● PROBLEM REQUIREMENTS: For this exercise, output only the lines between the "Recreate this image" line and the "(c1) at (120,318)" line, both of them included, and skip all pictures.

[Data entries]
┌────────

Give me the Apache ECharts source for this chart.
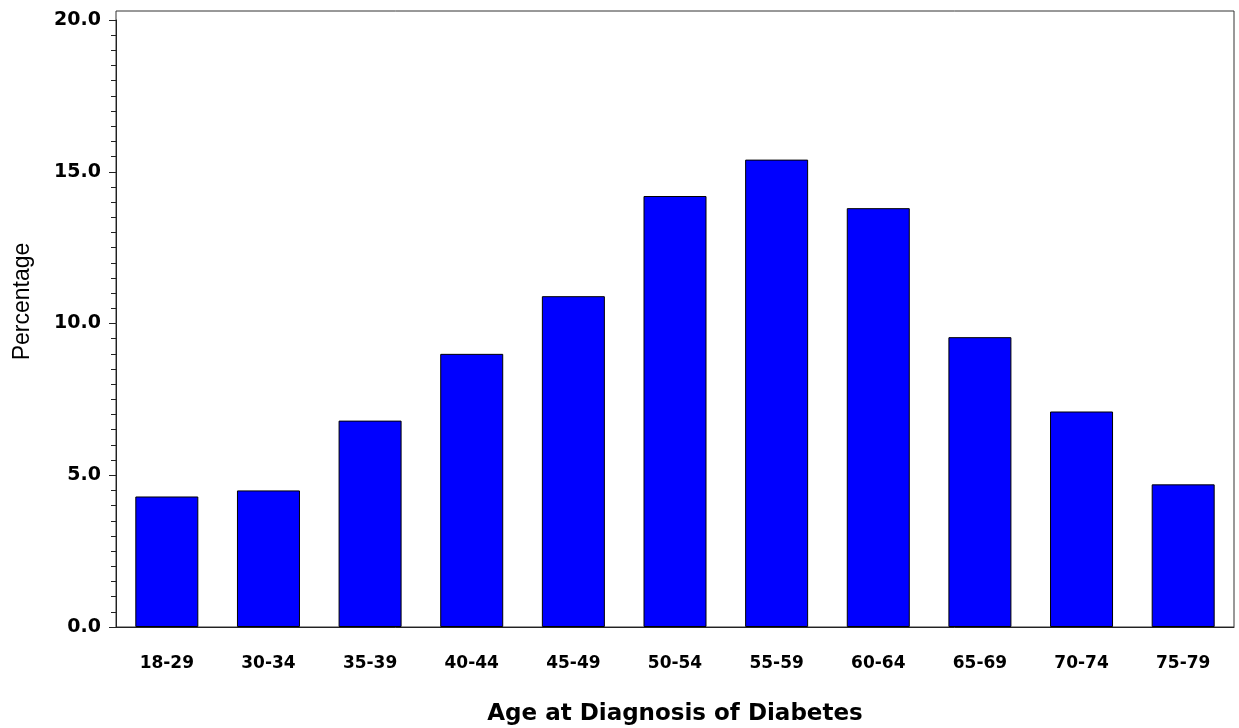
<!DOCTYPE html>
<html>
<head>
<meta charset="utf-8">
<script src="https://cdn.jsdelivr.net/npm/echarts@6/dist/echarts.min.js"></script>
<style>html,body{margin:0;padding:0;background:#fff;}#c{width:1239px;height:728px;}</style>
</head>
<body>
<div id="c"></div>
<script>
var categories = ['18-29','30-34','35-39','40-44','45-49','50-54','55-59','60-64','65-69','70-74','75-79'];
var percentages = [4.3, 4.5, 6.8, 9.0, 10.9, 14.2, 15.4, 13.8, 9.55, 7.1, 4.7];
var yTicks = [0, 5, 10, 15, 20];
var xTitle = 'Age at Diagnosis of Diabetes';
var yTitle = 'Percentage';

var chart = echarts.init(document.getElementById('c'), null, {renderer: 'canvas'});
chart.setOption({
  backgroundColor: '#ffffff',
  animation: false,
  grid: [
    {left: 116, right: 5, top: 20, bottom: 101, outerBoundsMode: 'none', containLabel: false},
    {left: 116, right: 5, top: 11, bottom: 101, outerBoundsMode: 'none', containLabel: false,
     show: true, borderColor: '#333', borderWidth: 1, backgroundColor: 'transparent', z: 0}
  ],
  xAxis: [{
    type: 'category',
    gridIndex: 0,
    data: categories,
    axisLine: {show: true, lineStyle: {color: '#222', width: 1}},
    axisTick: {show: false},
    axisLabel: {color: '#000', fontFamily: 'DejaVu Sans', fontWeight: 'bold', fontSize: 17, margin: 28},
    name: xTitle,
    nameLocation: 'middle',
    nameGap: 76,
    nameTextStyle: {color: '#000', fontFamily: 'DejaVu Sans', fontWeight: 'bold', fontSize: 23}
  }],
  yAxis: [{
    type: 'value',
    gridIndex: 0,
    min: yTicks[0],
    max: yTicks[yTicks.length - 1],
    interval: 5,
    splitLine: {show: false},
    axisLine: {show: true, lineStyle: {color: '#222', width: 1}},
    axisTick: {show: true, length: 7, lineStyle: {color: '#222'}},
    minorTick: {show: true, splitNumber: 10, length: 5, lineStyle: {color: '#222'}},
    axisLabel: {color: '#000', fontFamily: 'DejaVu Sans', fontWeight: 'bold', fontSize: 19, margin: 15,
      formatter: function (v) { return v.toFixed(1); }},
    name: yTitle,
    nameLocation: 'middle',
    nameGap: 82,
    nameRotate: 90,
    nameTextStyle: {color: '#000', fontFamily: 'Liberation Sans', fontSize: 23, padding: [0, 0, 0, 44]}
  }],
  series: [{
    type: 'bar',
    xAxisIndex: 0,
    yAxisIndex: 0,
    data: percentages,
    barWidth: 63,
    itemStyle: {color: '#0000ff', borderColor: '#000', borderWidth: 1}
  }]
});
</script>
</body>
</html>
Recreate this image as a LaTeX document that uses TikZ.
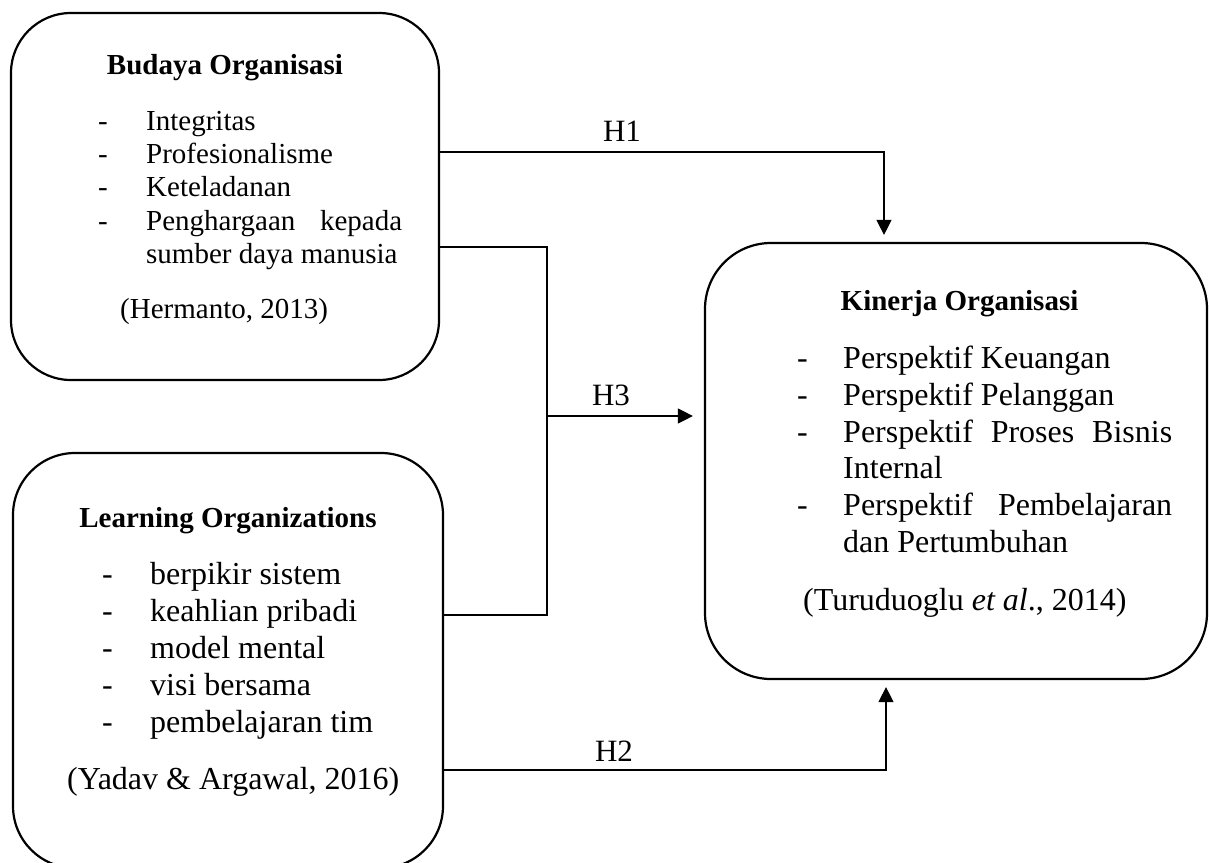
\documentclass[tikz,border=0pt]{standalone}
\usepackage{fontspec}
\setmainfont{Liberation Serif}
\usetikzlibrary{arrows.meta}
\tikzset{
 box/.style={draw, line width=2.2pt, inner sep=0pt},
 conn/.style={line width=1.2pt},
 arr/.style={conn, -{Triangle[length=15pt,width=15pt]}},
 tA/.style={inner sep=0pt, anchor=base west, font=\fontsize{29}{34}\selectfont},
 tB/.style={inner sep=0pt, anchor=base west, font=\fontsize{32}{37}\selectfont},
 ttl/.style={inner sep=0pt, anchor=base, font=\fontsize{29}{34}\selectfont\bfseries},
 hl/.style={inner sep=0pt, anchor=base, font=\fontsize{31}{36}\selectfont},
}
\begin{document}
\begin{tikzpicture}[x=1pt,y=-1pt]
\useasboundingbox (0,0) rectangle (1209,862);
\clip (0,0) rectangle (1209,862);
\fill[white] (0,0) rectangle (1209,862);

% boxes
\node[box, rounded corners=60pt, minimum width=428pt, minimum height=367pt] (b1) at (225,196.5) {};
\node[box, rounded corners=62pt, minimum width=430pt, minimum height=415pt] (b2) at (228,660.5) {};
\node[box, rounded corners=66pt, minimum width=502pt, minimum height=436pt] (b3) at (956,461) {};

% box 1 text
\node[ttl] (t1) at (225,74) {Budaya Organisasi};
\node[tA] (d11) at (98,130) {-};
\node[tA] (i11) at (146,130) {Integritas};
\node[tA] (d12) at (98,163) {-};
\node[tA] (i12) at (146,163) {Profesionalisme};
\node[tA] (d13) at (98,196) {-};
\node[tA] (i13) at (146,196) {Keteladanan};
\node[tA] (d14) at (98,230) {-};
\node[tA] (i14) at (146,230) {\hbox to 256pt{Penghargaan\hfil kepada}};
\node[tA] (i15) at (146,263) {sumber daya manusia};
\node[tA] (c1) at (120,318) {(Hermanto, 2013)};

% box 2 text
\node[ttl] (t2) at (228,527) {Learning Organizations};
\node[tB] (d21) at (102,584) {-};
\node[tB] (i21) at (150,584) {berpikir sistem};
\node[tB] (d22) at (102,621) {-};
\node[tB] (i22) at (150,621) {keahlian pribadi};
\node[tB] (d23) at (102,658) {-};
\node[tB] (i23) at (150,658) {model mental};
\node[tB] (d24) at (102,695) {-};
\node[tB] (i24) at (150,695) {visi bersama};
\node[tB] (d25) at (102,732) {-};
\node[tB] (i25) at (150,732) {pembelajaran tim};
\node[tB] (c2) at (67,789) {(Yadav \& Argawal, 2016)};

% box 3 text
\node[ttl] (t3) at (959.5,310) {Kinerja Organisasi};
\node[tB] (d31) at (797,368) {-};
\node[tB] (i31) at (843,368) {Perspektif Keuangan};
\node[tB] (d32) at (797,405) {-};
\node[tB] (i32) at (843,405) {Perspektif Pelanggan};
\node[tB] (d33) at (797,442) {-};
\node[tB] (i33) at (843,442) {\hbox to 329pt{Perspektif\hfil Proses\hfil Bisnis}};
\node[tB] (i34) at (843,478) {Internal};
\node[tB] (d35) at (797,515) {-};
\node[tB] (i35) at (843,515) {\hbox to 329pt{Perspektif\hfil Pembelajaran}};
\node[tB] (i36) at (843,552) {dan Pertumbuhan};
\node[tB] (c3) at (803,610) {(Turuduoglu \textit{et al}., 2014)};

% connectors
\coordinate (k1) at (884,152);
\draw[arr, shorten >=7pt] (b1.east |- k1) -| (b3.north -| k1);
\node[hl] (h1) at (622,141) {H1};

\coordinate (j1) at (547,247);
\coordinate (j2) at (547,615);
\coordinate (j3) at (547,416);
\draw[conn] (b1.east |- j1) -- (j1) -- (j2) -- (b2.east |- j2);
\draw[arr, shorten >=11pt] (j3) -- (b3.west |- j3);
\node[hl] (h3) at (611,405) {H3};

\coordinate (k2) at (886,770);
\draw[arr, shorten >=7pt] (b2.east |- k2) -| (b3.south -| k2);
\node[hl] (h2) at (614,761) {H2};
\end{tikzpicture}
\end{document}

└────────

● ANSWER FOR THIS EXERCISE:
Recreate this image as a LaTeX document that uses TikZ.
\documentclass[tikz,border=0pt]{standalone}
\usepackage{fontspec}
\setmainfont{Liberation Serif}
\usetikzlibrary{arrows.meta}
\tikzset{
 box/.style={draw, line width=2.2pt, inner sep=0pt},
 conn/.style={line width=1.2pt},
 arr/.style={conn, -{Triangle[length=15pt,width=15pt]}},
 tA/.style={inner sep=0pt, anchor=base west, font=\fontsize{29}{34}\selectfont},
 tB/.style={inner sep=0pt, anchor=base west, font=\fontsize{32}{37}\selectfont},
 ttl/.style={inner sep=0pt, anchor=base, font=\fontsize{29}{34}\selectfont\bfseries},
 hl/.style={inner sep=0pt, anchor=base, font=\fontsize{31}{36}\selectfont},
}
\begin{document}
\begin{tikzpicture}[x=1pt,y=-1pt]
\useasboundingbox (0,0) rectangle (1209,862);
\clip (0,0) rectangle (1209,862);
\fill[white] (0,0) rectangle (1209,862);

% boxes
\node[box, rounded corners=60pt, minimum width=428pt, minimum height=367pt] (b1) at (225,196.5) {};
\node[box, rounded corners=62pt, minimum width=430pt, minimum height=415pt] (b2) at (228,660.5) {};
\node[box, rounded corners=66pt, minimum width=502pt, minimum height=436pt] (b3) at (956,461) {};

% box 1 text
\node[ttl] (t1) at (225,74) {Budaya Organisasi};
\node[tA] (d11) at (98,130) {-};
\node[tA] (i11) at (146,130) {Integritas};
\node[tA] (d12) at (98,163) {-};
\node[tA] (i12) at (146,163) {Profesionalisme};
\node[tA] (d13) at (98,196) {-};
\node[tA] (i13) at (146,196) {Keteladanan};
\node[tA] (d14) at (98,230) {-};
\node[tA] (i14) at (146,230) {\hbox to 256pt{Penghargaan\hfil kepada}};
\node[tA] (i15) at (146,263) {sumber daya manusia};
\node[tA] (c1) at (120,318) {(Hermanto, 2013)};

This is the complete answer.